16 Educação nutricional – Como na TV não passa
anúncio de brócolis e abobrinha e o “estilo de vida moderno” afastou
muitas famílias dos alimentos na forma natural, existem crianças hoje em
dia nunca viram um pimentão ou uma cenoura. Para ter uma ideia dos
riscos da alimentação industrializada para as próximas gerações, sugiro
assistir o documentário Muito Além do Peso (
http://www.muitoalemdopeso.com.br/).
Para ver como a agricultura urbana pode inverter esse jogo, sugiro ler
American Grown (de Michelle Obama) e Edible Schoolyard (de Alice
Waters). Ou simplesmente dar uma voltinha na horta comunitária mais
perto de você.
17 Promoção da segurança alimentar – Nossos
antepassados sabiam conseguir comida sem ter que comprar. Praticamente
toda a humanidade era composta de camponeses. Esses conhecimentos foram
sendo desprezados nas últimas décadas e, diante da perspectiva de crise
econômica e ambiental, reavivá-los pode ser muito útil. Se você não
gosta de conversa apocalíptica, favor voltar ao item anterior: segurança
alimentar não é só ter o que comer, é também saber escolher os
alimentos corretamente.
18 Integração agricultor/consumidor – Quem planta
comida, mesmo que seja em três vasos no quintal, se torna curioso a
respeito da origem dos alimentos que consome. E se sente irmanado aos
agricultores: quer saber mais, tem vontade de visitar e apoiar os
produtores, busca alimentos cultivados de forma mais justa e sem uso de
fertilizantes químicos e agrotóxicos. Junto com as hortas urbanas que
surgem nos bairros de classe média de São Paulo estão nascendo muitas
conexões e até amizades com agricultores próximos da metrópole. Um ciclo
virtuoso e nutritivo de cuidados mútuos.
PARA SABER MAIS
- A cidadezinha de Tordmorden, na Inglaterra, ficou famosa porque tem
hortas comunitárias em todos os cantos, até na delegacia e no cemitério.

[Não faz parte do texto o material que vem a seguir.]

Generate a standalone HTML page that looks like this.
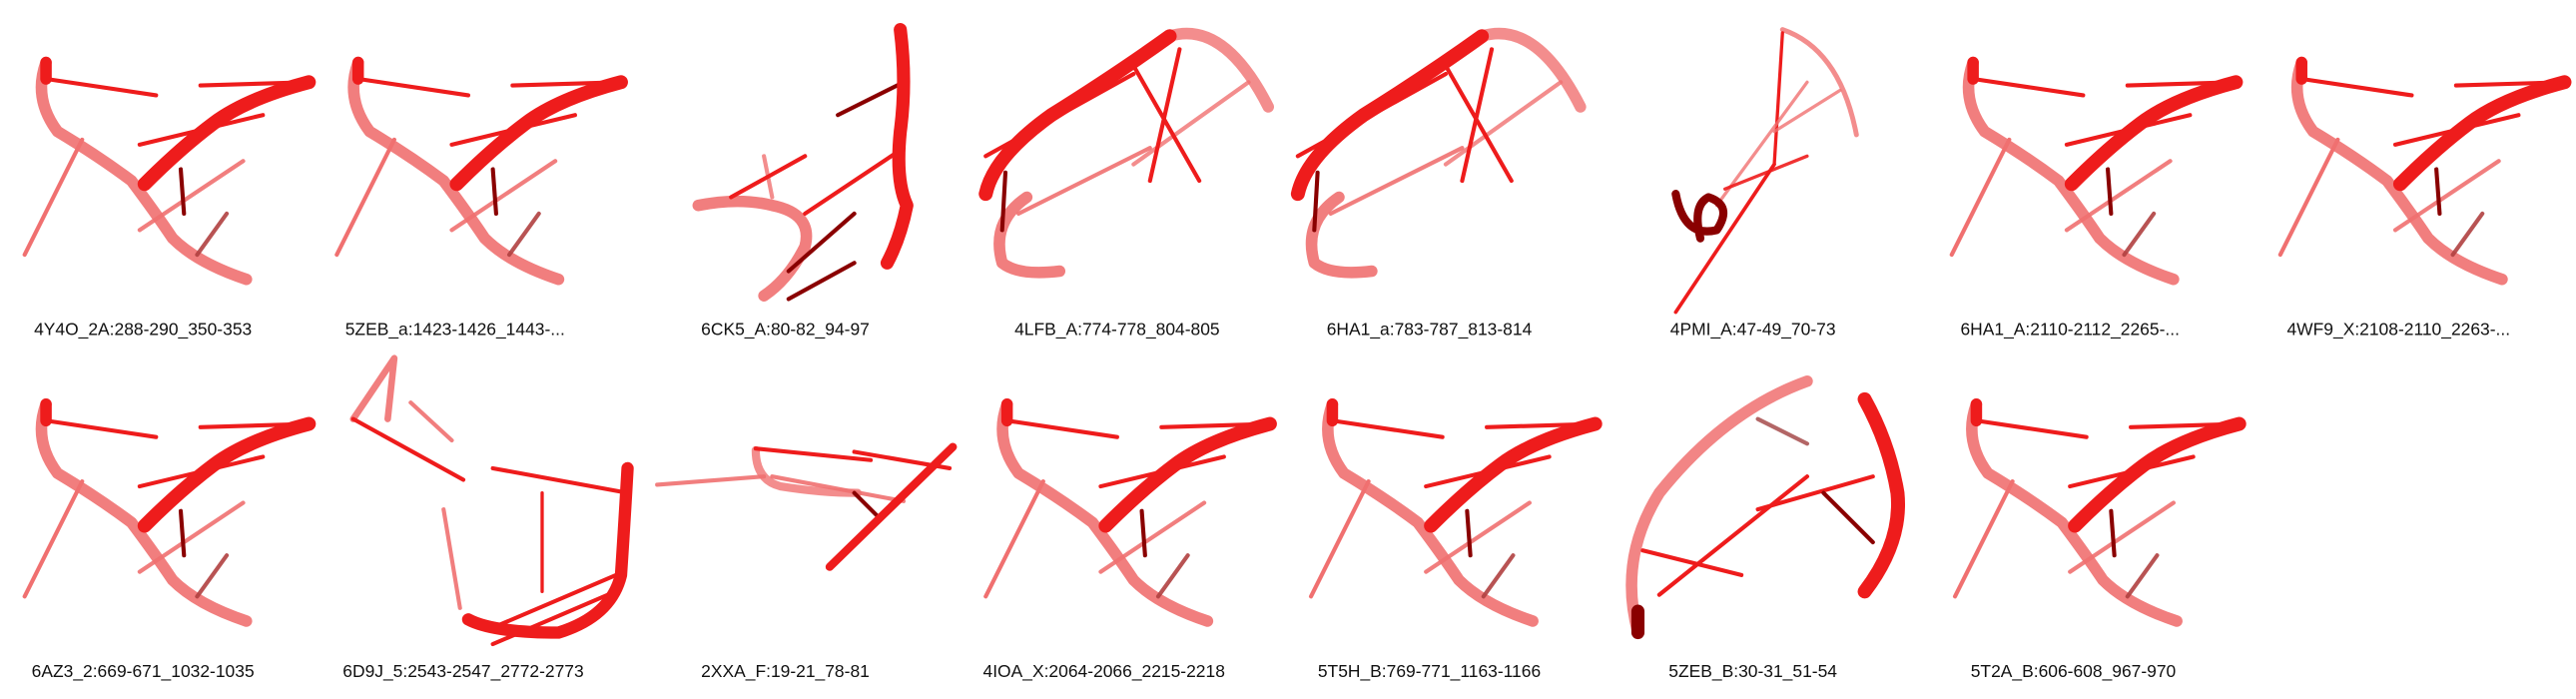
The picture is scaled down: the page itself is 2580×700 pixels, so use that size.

O pessoal de lá registrou dicas para quem quer replicar a experiência.
http://www.shareable.net/blog/10-steps-toward-an-incredible-edible-town
1) Comece com o que vc tem e não com o que vc não tem;
2) Não faça um plano estratégico;
3) Não espere por permissão;
4) Simplifique;
5) Deixe a existência da horta divulgar o movimento e provocar diálogos;
6) Faça conexões;
7) Comece agora, pensando duas gerações adiante;
8 ) Redescubra talentos esquecidos;
9) Reconecte pequenas empresas e artesãos com os consumidores;
10) Redesenhe sua cidade.
- Aqui no Brasil, nós, do grupo Hortelões Urbanos (https://www.facebook.com/groups/horteloes/), fizemos esse
ROTEIRO COLABORATIVO PARA UMA HORTA COMUNITÁRIA
1) Encontre um espaço disponível;
2) Procure parceiros;
3)Converse com os vizinhos;
4) Vá com a turma visitar as hortas comunitárias que já existem;
5) Junte os voluntários para desenhar e planejar a horta que será construída;
6) Consiga sementes, mudas, composto orgânico, enxadas, pazinhas de
jardinagem, folhas secas, material para delimitar os canteiros e fazer
plaquinhas;
7) Realize o primeiro mutirão;
8 ) Monte uma escala de trabalho para regas e manutenção;
9) Crie uma forma de contato para outras pessoas se comunicarem com o
pessoal da horta (blog, e-mail, grupo no Facebook, o que preferirem);
10) Celebre a abundância e a solidariedade.